I wanted to know what she meant by “our share of struggles.” “We get attacked by robbers sometimes,” she said. “They know it’s a business, so we have money on us.” The attacks have happened in both Ghana and Burkina Faso, she added. “But in Burkina Faso, we get military protection when we travel through the night to the Ghana border.”

During our chat, she invited her peers to join in the discussion. They shared memories, told me about their favorite trade routes and the best tomatoes. There was a sense of kinship among these women, one solidified through shared experiences in the pursuit of tomatoes.

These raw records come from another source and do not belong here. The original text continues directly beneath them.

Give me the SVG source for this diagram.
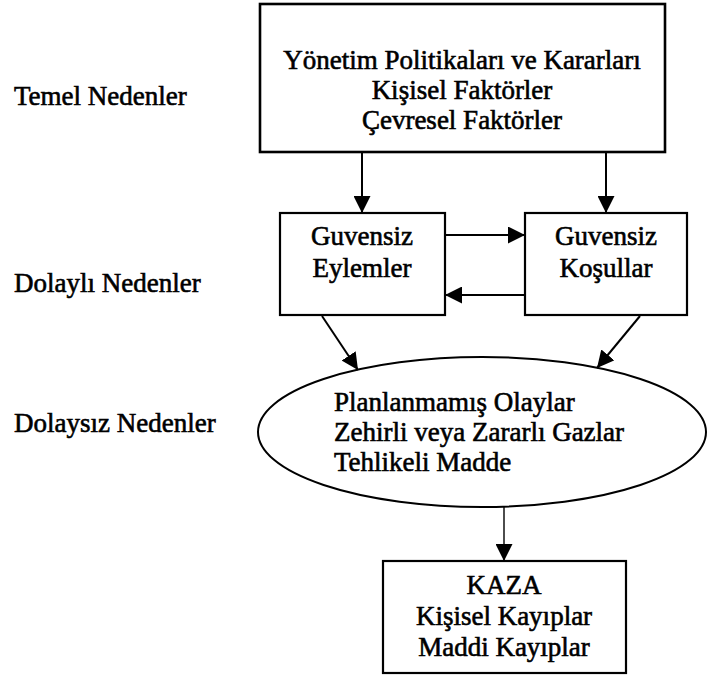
<svg xmlns="http://www.w3.org/2000/svg" width="709" height="676" viewBox="0 0 709 676">
<style>
  text { font-family: "Liberation Serif", "Times New Roman", serif; font-size: 27px; fill: #000; stroke: #000; stroke-width: 0.6; }
  .c { text-anchor: middle; }
  .box { fill: #fff; stroke: #000; stroke-width: 2.2; }
  .conn { stroke: #000; stroke-width: 2; fill: none; marker-end: url(#ah); }
  .thin { stroke-width: 1.4; }
</style>
<defs>
  <marker id="ah" markerUnits="userSpaceOnUse" markerWidth="17" markerHeight="17" refX="17" refY="8.5" orient="auto">
    <path d="M0,0 L17,8.5 L0,17 Z" fill="#000"/>
  </marker>
</defs>
<rect width="709" height="676" fill="#fff"/>

<g id="labels">
  <text x="14" y="105">Temel Nedenler</text>
  <text x="14" y="292">Dolaylı Nedenler</text>
  <text x="14" y="432">Dolaysız Nedenler</text>
</g>

<g id="temel">
  <rect class="box" x="260" y="4" width="405" height="148" style="stroke-width:2.6"/>
  <text class="c" x="462" y="69">Yönetim Politikaları ve Kararları</text>
  <text class="c" x="462" y="99">Kişisel Faktörler</text>
  <text class="c" x="462" y="129">Çevresel Faktörler</text>
</g>

<g id="eylemler">
  <rect class="box" x="280" y="213" width="165" height="102"/>
  <text class="c" x="362" y="245">Guvensiz</text>
  <text class="c" x="362" y="277">Eylemler</text>
</g>

<g id="kosullar">
  <rect class="box" x="525" y="213" width="162" height="102"/>
  <text class="c" x="606" y="245">Guvensiz</text>
  <text class="c" x="606" y="277">Koşullar</text>
</g>

<g id="olaylar">
  <ellipse cx="482" cy="432" rx="224" ry="75" fill="#fff" stroke="#000" stroke-width="2"/>
  <text x="334" y="411">Planlanmamış Olaylar</text>
  <text x="334" y="441">Zehirli veya Zararlı Gazlar</text>
  <text x="334" y="471">Tehlikeli Madde</text>
</g>

<g id="kaza">
  <rect class="box" x="383" y="561" width="243" height="112"/>
  <text class="c" x="504" y="594">KAZA</text>
  <text class="c" x="504" y="625">Kişisel Kayıplar</text>
  <text class="c" x="504" y="656">Maddi Kayıplar</text>
</g>

<g id="connectors">
  <line class="conn" x1="362" y1="153" x2="362" y2="213"/>
  <line class="conn" x1="606" y1="153" x2="606" y2="213"/>
  <line class="conn" x1="446" y1="235" x2="525" y2="235"/>
  <line class="conn" x1="524" y1="295" x2="445" y2="295"/>
  <line class="conn" x1="322" y1="316" x2="358" y2="370"/>
  <line class="conn" x1="640" y1="316" x2="597" y2="368"/>
  <line class="conn thin" x1="504" y1="507" x2="504" y2="561"/>
</g>
</svg>
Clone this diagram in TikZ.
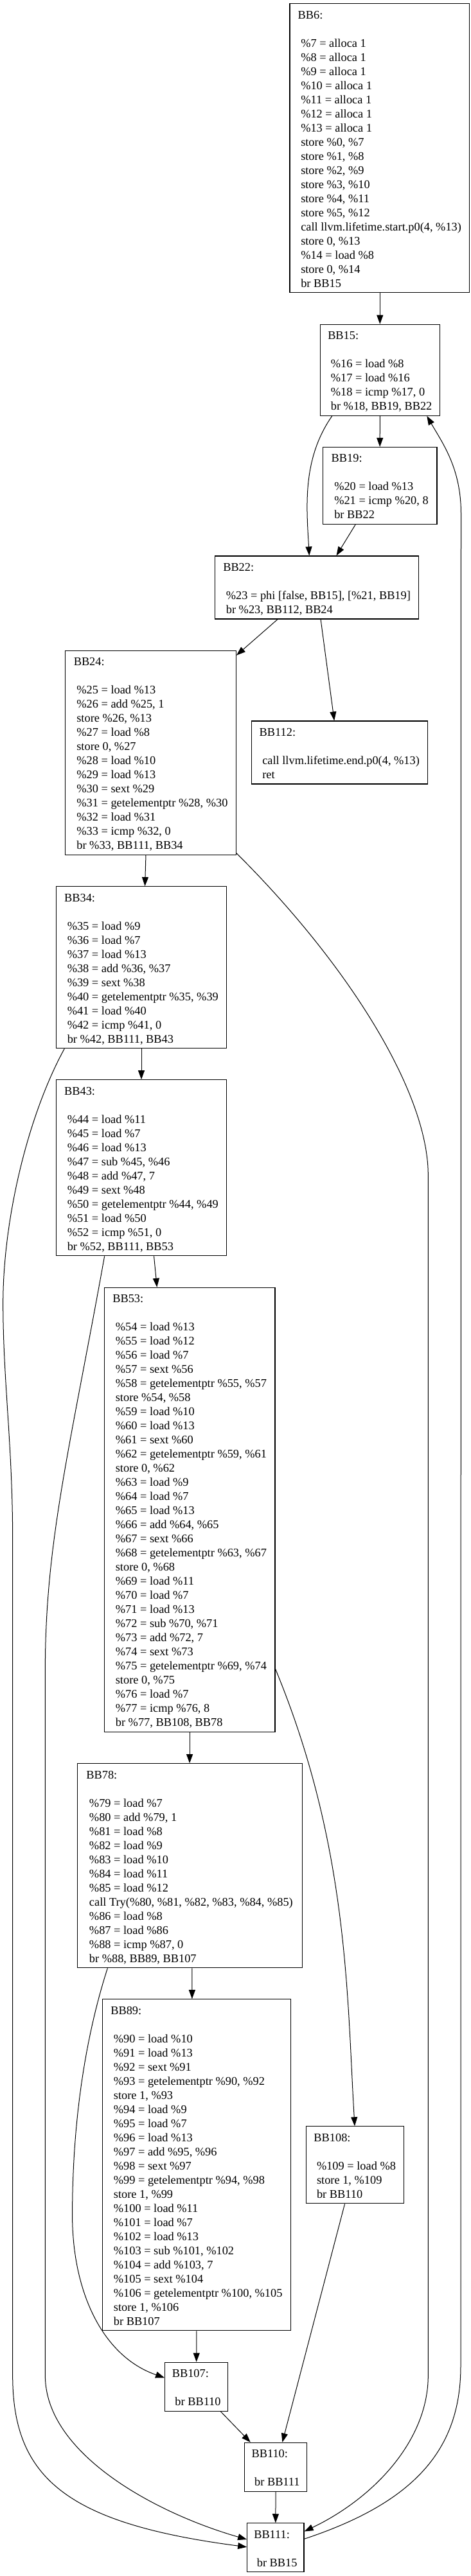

These are stories that the final consumer, whose jollof rice hinges on tomatoes, may never know. These women appeared to love what they do, even though they wish they had institutional and governmental support. “If we had processing factories, we can make use of the surplus tomatoes which we end up throwing away during bounty harvests,” Victoria said. “If we got support, things will be far better in Ghana. We might not even have to go to Burkina Faso.”

Before saying goodbye, I asked if any of them would encourage their children to get into tomato farming. There was united laughter. Victoria broke the laughter with an answer: “My children are educated. If I went to school, do you think I would be selling tomatoes?” Another woman, Abena, interjected: “My kids will do it. It’s profitable.” Another lady countered, “She’s joking. Ask her, if her kids are going to join, when will that be?”

This last conversation happened in a spirit of fun, but it got me thinking afterward. Nothing encourages any of my peers—young and educated Ghanaians—to get into agriculture or trade of this kind, in spite of its importance to our development. Besides 20-year-old Asana Yakubu, who had to drop out of school to take care of her mother’s tomato business in Tamale, the class of women at the top of the tomato supply chain in Ghana is rapidly aging without any visible successors.

Government support could change that, and that support may be on its way. Ghana may soon be on track to switch from these imports to homegrown tomatoes that meet the country’s demand. The government has launched a campaign with a series of activities meant to support farmers and actors in the agricultural supply chain. The campaign, called Planting for Food and Jobs, is intended to “enhance productivity of crops of significance for food and feed in Ghana through integrated services on marketing.” If done right, this campaign could transform agriculture and put Ghana on an accelerated path to seize the opportunities in the tomato industry—and to transform agriculture nationwide.